1. Kevin Gates – “Wetty Freestyle”
Wetty,” a record from the Brooklyn drill rapper Fivio Foreign, is barely two weeks old. It no longer belongs to him. This is not necessarily Fivio Foreign’s fault. He could not have anticipated Kevin Gates, in horny and heart-bruised reflective force-of-nature mode, hijacking his song and doing magical things with it.

2. Sheff G – “Moody”
Brooklyn drill is now messing around with soft, romantic Spanish classical guitars. This is a smart thing. This could go places. Sheff G has sounded tough plenty of times before this. He’s never sounded graceful like this before.

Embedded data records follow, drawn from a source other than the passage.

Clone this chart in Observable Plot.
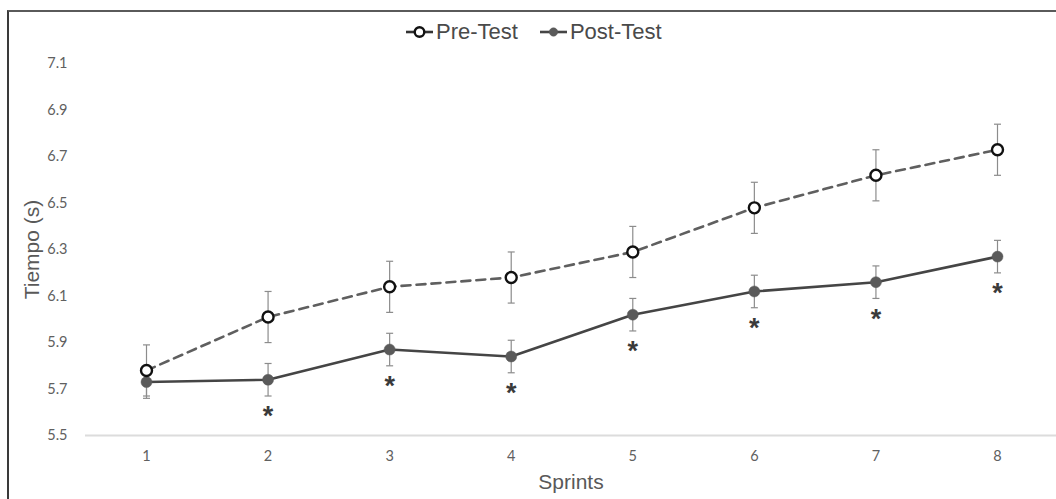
<!DOCTYPE html>
<html>
<head>
<meta charset="utf-8">
<script src="https://cdn.jsdelivr.net/npm/d3@7"></script>
<script src="https://cdn.jsdelivr.net/npm/@observablehq/plot@0.6"></script>
<style>
  html, body { margin: 0; padding: 0; background: #fff; }
  #wrap { position: relative; width: 1056px; height: 499px; overflow: hidden; font-family: "Liberation Sans", Arial, sans-serif; }
  #frame { position: absolute; left: 7px; top: 10px; width: 1060px; height: 500px; border-top: 2px solid #5a5a5a; border-left: 2px solid #3a3a3a; box-sizing: border-box; }
  #chart { position: absolute; left: 0; top: 0; }
  #legend { position: absolute; left: 404px; top: 19px; display: flex; align-items: center; font-size: 22px; color: #4a4a4a; white-space: nowrap; }
  #legend .item { display: flex; align-items: center; margin-right: 20px; }
  #legend svg { display: block; margin-right: 1px; }
</style>
</head>
<body>
<div id="wrap">
  <div id="frame"></div>
  <div id="chart"></div>
  <div id="legend"></div>
</div>
<script>
// ---- data ----
const sprints   = [1, 2, 3, 4, 5, 6, 7, 8];
const preTest   = [5.78, 6.01, 6.14, 6.18, 6.29, 6.48, 6.62, 6.73];
const preSD     = [0.11, 0.11, 0.11, 0.11, 0.11, 0.11, 0.11, 0.11];
const postTest  = [5.73, 5.74, 5.87, 5.84, 6.02, 6.12, 6.16, 6.27];
const postSD    = [0.07, 0.07, 0.07, 0.07, 0.07, 0.07, 0.07, 0.07];
const sigSprints = [2, 3, 4, 5, 6, 7, 8];
const yTicks    = [5.5, 5.7, 5.9, 6.1, 6.3, 6.5, 6.7, 6.9, 7.1];
const seriesNames = ["Pre-Test", "Post-Test"];
const yLabel = "Tiempo (s)";
const xLabel = "Sprints";

const rows = sprints.map((s, i) => ({
  sprint: s, pre: preTest[i], preSD: preSD[i], post: postTest[i], postSD: postSD[i]
}));
const sigRows = rows.filter(r => sigSprints.includes(r.sprint));

const cap = { draw(ctx) { ctx.moveTo(-3.5, 0); ctx.lineTo(3.5, 0); } };
const errColor = "#8c8c8c";

const chart = Plot.plot({
  width: 1056,
  height: 499,
  marginLeft: 85,
  marginRight: 0,
  marginTop: 63,
  marginBottom: 64,
  style: { fontFamily: "Lato, 'Liberation Sans', sans-serif", background: "transparent", overflow: "visible" },
  x: { domain: [1, 8], range: [146, 997] },
  y: { domain: [5.5, 7.1], range: [435, 63.3] },
  marks: [
    Plot.ruleY([5.5], { stroke: "#dcdcdc", strokeWidth: 2 }),
    Plot.axisY({ ticks: yTicks, tickSize: 0, tickPadding: 18, tickFormat: d3.format(".1f"), fontSize: 14.5, color: "#606060", label: null }),
    Plot.axisX({ ticks: sprints, tickSize: 0, tickPadding: 15, tickFormat: d3.format("d"), fontSize: 14.5, color: "#606060", label: null }),
    // error bars
    Plot.link(rows, { x1: "sprint", x2: "sprint", y1: d => d.pre - d.preSD, y2: d => d.pre + d.preSD, stroke: errColor, strokeWidth: 1.2 }),
    Plot.dot(rows, { x: "sprint", y: d => d.pre - d.preSD, symbol: cap, fill: "none", stroke: errColor, strokeWidth: 1.2 }),
    Plot.dot(rows, { x: "sprint", y: d => d.pre + d.preSD, symbol: cap, fill: "none", stroke: errColor, strokeWidth: 1.2 }),
    Plot.link(rows, { x1: "sprint", x2: "sprint", y1: d => d.post - d.postSD, y2: d => d.post + d.postSD, stroke: errColor, strokeWidth: 1.2 }),
    Plot.dot(rows, { x: "sprint", y: d => d.post - d.postSD, symbol: cap, fill: "none", stroke: errColor, strokeWidth: 1.2 }),
    Plot.dot(rows, { x: "sprint", y: d => d.post + d.postSD, symbol: cap, fill: "none", stroke: errColor, strokeWidth: 1.2 }),
    // lines
    Plot.line(rows, { x: "sprint", y: "pre", stroke: "#5f5f5f", strokeWidth: 2.6, strokeDasharray: "9,6" }),
    Plot.line(rows, { x: "sprint", y: "post", stroke: "#454545", strokeWidth: 2.6 }),
    // markers
    Plot.dot(rows, { x: "sprint", y: "post", r: 5.5, fill: "#5a5a5a", stroke: "#5a5a5a", strokeWidth: 0.5 }),
    Plot.dot(rows, { x: "sprint", y: "pre", r: 5.5, fill: "white", stroke: "#111", strokeWidth: 2.4 }),
    // significance
    Plot.text(sigRows, { x: "sprint", y: "post", text: () => "*", dy: 37, fontSize: 27, fontWeight: "bold", fill: "#3a3a3a", fontFamily: "'Liberation Sans', Arial, sans-serif" }),
    // axis titles
    Plot.text([yLabel], { frameAnchor: "left", textAnchor: "middle", dx: -53, rotate: -90, fontSize: 21, fill: "#595959", fontFamily: "'Liberation Sans', Arial, sans-serif" }),
    Plot.text([xLabel], { frameAnchor: "bottom", dy: 53, fontSize: 21, fill: "#595959", fontFamily: "'Liberation Sans', Arial, sans-serif" })
  ]
});
document.getElementById("chart").appendChild(chart);

// legend
const legend = document.getElementById("legend");
const legendSpecs = [
  { name: seriesNames[0], fill: "white", stroke: "#111", line: "#333", r: 4.8, sw: 2.4 },
  { name: seriesNames[1], fill: "#5a5a5a", stroke: "#5a5a5a", line: "#454545", r: 4.2, sw: 0.5 }
];
for (const s of legendSpecs) {
  const item = document.createElement("div");
  item.className = "item";
  item.innerHTML = `<svg width="31" height="14" viewBox="0 0 31 14">
      <line x1="2" y1="7" x2="29" y2="7" stroke="${s.line}" stroke-width="2.6"/>
      <circle cx="15.5" cy="7" r="${s.r}" fill="${s.fill}" stroke="${s.stroke}" stroke-width="${s.sw}"/>
    </svg><span>${s.name}</span>`;
  legend.appendChild(item);
}
</script>
</body>
</html>
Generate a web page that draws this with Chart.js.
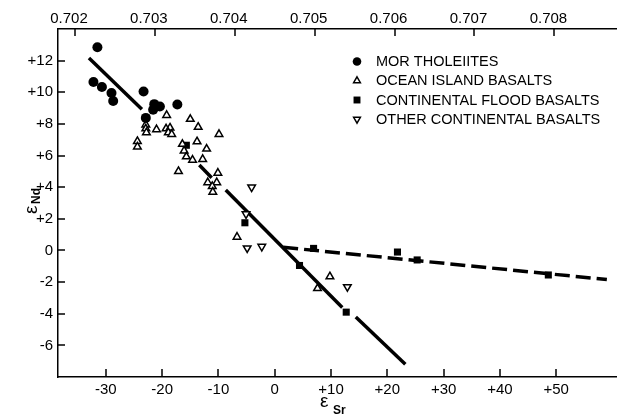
<!DOCTYPE html>
<html><head><meta charset="utf-8">
<script src="https://cdn.jsdelivr.net/npm/chart.js@4.4.0/dist/chart.umd.min.js"></script>
<style>html,body{margin:0;padding:0;background:#fff;}canvas{display:block;}</style>
</head><body>
<canvas id="c" width="617" height="417"></canvas>
<script>
// ---- data (eSr, eNd) ----
const morTholeiites = [
  [-31.5,12.85],[-32.2,10.65],[-30.7,10.33],[-29.0,9.95],[-28.7,9.45],
  [-23.3,10.05],[-21.4,9.25],[-20.4,9.1],[-21.6,8.9],[-17.3,9.23],[-22.9,8.38]
];
const oceanIslandBasalts = [
  [-19.2,8.55],[-15.0,8.3],[-13.6,7.8],[-9.9,7.35],
  [-22.9,7.95],[-22.9,7.7],[-22.8,7.45],
  [-21.0,7.65],[-19.3,7.7],[-18.6,7.75],[-18.9,7.45],[-18.3,7.35],
  [-24.4,6.9],[-24.4,6.55],
  [-16.4,6.72],[-13.8,6.88],[-16.1,6.3],[-15.7,5.93],[-14.6,5.72],[-12.1,6.42],[-12.8,5.77],
  [-17.1,5.0],[-10.1,4.9],
  [-11.9,4.3],[-10.3,4.3],[-11.1,4.05],[-11.0,3.7],
  [-6.7,0.85],[9.8,-1.65],[7.6,-2.4]
];
const continentalFloodBasalts = [
  [-15.7,6.65],[-5.3,1.75],[4.4,-0.95],[6.9,0.13],[12.7,-3.9],[21.8,-0.1],[25.3,-0.6],[48.6,-1.55]
];
const otherContinentalBasalts = [
  [-4.1,4.0],[-5.1,2.3],[-4.9,0.15],[-2.3,0.25],[12.9,-2.3]
];
// mantle array (solid, drawn in pieces) and continental trend (dashed)
const mantleArraySegments = [
  [[-33.0,12.17],[-23.6,8.93]],
  [[-13.4,5.4],[-11.2,4.6]],
  [[-8.7,3.82],[12.0,-3.6]],
  [[14.4,-4.2],[23.2,-7.2]]
];
const continentalTrend = [[1.5,0.2],[59.0,-1.84]];

const seriesNames = ['MOR THOLEIITES','OCEAN ISLAND BASALTS','CONTINENTAL FLOOD BASALTS','OTHER CONTINENTAL BASALTS'];

const xTickValues = [-30,-20,-10,0,10,20,30,40,50];
const xTickLabels = ['-30','-20','-10','0','+10','+20','+30','+40','+50'];
const yTickValues = [-6,-4,-2,0,2,4,6,8,10,12];
const yTickLabels = ['-6','-4','-2','0','+2','+4','+6','+8','+10','+12'];
const srTickValues = [0.702,0.703,0.704,0.705,0.706,0.707,0.708];
const srTickLabels = ['0.702','0.703','0.704','0.705','0.706','0.707','0.708'];

const X_MIN = -38.5, X_MAX = 60.8, Y_MIN = -8, Y_MAX = 14;
const SR_BULK = 0.7045;
const toRatio = e => SR_BULK * (1 + e / 1e4);

const FONT = '"Liberation Sans", Arial, sans-serif';
const pts = arr => arr.map(p => ({x:p[0], y:p[1]}));

const datasets = [];
mantleArraySegments.forEach(seg => datasets.push({
  data: pts(seg), showLine:true, pointRadius:0, borderColor:'#000', borderWidth:3.5,
  borderCapStyle:'butt', order:10
}));
datasets.push({
  data: pts(continentalTrend), showLine:true, pointRadius:0, borderColor:'#000', borderWidth:3.5,
  borderDash:[15,6], borderCapStyle:'butt', order:10
});
const styles = [
  {pointStyle:'circle', pointRadius:5, backgroundColor:'#000', borderColor:'#000', borderWidth:0, rotation:0},
  {pointStyle:'triangle', pointRadius:4.4, backgroundColor:'#fff', borderColor:'#000', borderWidth:1.5, rotation:0},
  {pointStyle:'rect', pointRadius:5, backgroundColor:'#000', borderColor:'#000', borderWidth:0, rotation:0},
  {pointStyle:'triangle', pointRadius:4.4, backgroundColor:'#fff', borderColor:'#000', borderWidth:1.5, rotation:180}
];
[morTholeiites, oceanIslandBasalts, continentalFloodBasalts, otherContinentalBasalts].forEach((arr,i)=>{
  const s = styles[i];
  datasets.push({
    label: seriesNames[i], data: pts(arr), showLine:false,
    pointStyle:s.pointStyle, pointRadius:s.pointRadius, pointRotation:s.rotation,
    pointBackgroundColor:s.backgroundColor, pointBorderColor:s.borderColor, pointBorderWidth:s.borderWidth,
    pointHoverRadius:s.pointRadius, order:i
  });
});

function drawMarker(ctx, style, x, y, r){
  ctx.save();
  ctx.translate(x,y);
  ctx.fillStyle = style.backgroundColor; ctx.strokeStyle = style.borderColor; ctx.lineWidth = style.borderWidth;
  ctx.beginPath();
  if (style.pointStyle === 'circle') { ctx.arc(0,0,r,0,Math.PI*2); }
  else if (style.pointStyle === 'rect') { const s=r*Math.SQRT1_2; ctx.rect(-s,-s,2*s,2*s); }
  else {
    if (style.rotation) ctx.rotate(Math.PI);
    for (let k=0;k<3;k++){ const a = k*2*Math.PI/3; const px=Math.sin(a)*r, py=-Math.cos(a)*r; k?ctx.lineTo(px,py):ctx.moveTo(px,py);} ctx.closePath();
  }
  ctx.fill(); if (style.borderWidth) ctx.stroke();
  ctx.restore();
}

const noPad = s => { s.paddingLeft = 0; s.paddingRight = 0; s.paddingTop = 0; s.paddingBottom = 0; };

const decorations = {
  id:'decorations',
  afterDraw(chart){
    const ctx = chart.ctx, a = chart.chartArea;
    ctx.save();
    ctx.strokeStyle = '#000'; ctx.lineWidth = 1.5;
    const xs = chart.scales.x, ys = chart.scales.y, xt = chart.scales.xTop;
    xTickValues.forEach(v => { const p = Math.round(xs.getPixelForValue(v)); ctx.beginPath(); ctx.moveTo(p, a.bottom); ctx.lineTo(p, a.bottom-8); ctx.stroke(); });
    yTickValues.forEach(v => { const p = Math.round(ys.getPixelForValue(v)); ctx.beginPath(); ctx.moveTo(a.left, p); ctx.lineTo(a.left+7, p); ctx.stroke(); });
    srTickValues.forEach(v => { const p = Math.round(xt.getPixelForValue(v)); ctx.beginPath(); ctx.moveTo(p, a.top); ctx.lineTo(p, a.top+7); ctx.stroke(); });
    // legend
    const rows = [61.5, 80.7, 100, 119.3];
    const legendR = [4.3, 3.9, 4.9, 3.9];
    ctx.font = '14.5px ' + FONT; ctx.textBaseline = 'middle'; ctx.textAlign = 'left';
    seriesNames.forEach((name, i) => {
      drawMarker(ctx, styles[i], 357, rows[i], legendR[i]);
      ctx.fillStyle = '#000';
      ctx.fillText(name, 376, rows[i] + 0.5);
    });
    // axis titles
    ctx.fillStyle = '#000';
    ctx.textBaseline = 'alphabetic';
    ctx.save();
    ctx.translate(30, 208); ctx.rotate(-Math.PI/2);
    ctx.font = '19px ' + FONT; ctx.fillText('ε', -6, 7);
    ctx.font = 'bold 12px ' + FONT; ctx.fillText('Nd', 4, 10);
    ctx.restore();
    ctx.font = '19px ' + FONT; ctx.fillText('ε', 320, 407);
    ctx.font = 'bold 12px ' + FONT; ctx.fillText('Sr', 333, 414);
    ctx.restore();
  }
};

new Chart(document.getElementById('c'), {
  type:'scatter',
  data:{datasets},
  options:{
    responsive:false, animation:false, devicePixelRatio:1,
    layout:{padding:0, autoPadding:false},
    plugins:{legend:{display:false}, tooltip:{enabled:false}},
    scales:{
      x:{type:'linear', position:'bottom', min:X_MIN, max:X_MAX,
        afterBuildTicks: s => { s.ticks = xTickValues.map(v => ({value:v})); },
        afterFit: s => { s.height = 40; noPad(s); },
        grid:{display:false, drawTicks:false},
        border:{display:true, color:'#000', width:1.5},
        ticks:{color:'#000', font:{family:FONT, size:15}, padding:4, maxRotation:0, autoSkip:false,
          callback:(v,i) => xTickLabels[i]}
      },
      xTop:{type:'linear', position:'top', axis:'x', min:toRatio(X_MIN), max:toRatio(X_MAX),
        afterBuildTicks: s => { s.ticks = srTickValues.map(v => ({value:v})); },
        afterFit: s => { s.height = 29; noPad(s); },
        grid:{display:false, drawTicks:false},
        border:{display:true, color:'#000', width:1.5},
        ticks:{color:'#000', font:{family:FONT, size:15}, padding:1, maxRotation:0, autoSkip:false, labelOffset:-6,
          callback:(v,i) => srTickLabels[i]}
      },
      y:{type:'linear', position:'left', min:Y_MIN, max:Y_MAX,
        afterBuildTicks: s => { s.ticks = yTickValues.map(v => ({value:v})); },
        afterFit: s => { s.width = 58; noPad(s); },
        grid:{display:false, drawTicks:false},
        border:{display:true, color:'#000', width:1.5},
        ticks:{color:'#000', font:{family:FONT, size:15}, padding:5, autoSkip:false,
          callback:(v,i) => yTickLabels[i]}
      }
    }
  },
  plugins:[decorations]
});
</script>
</body></html>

3. Sauce Twinz – “Big Drip Squad” (Feat. Sauce Gohan & Sada Baby)
The universe has been waiting for Sauce Walka and Sada Baby to appear on the same song together. It has been foretold, and now it has happened. We are all richer for it. (I think Sada Baby won, but then again, I would think that.)

4. Kollision – “Walkin”
Quality Control, the homebase of the Atlanta rapper Kollision, has been responsible for so much dramatic singsong trap music, and the world really doesn’t need more of it. But this song sounds like an ancient incantation, and there’s always room for that. Great video, too.

5. Joe Grind & Giggs – “Trap House”
I missed you, angry-grunty UK rap music. Never leave me again.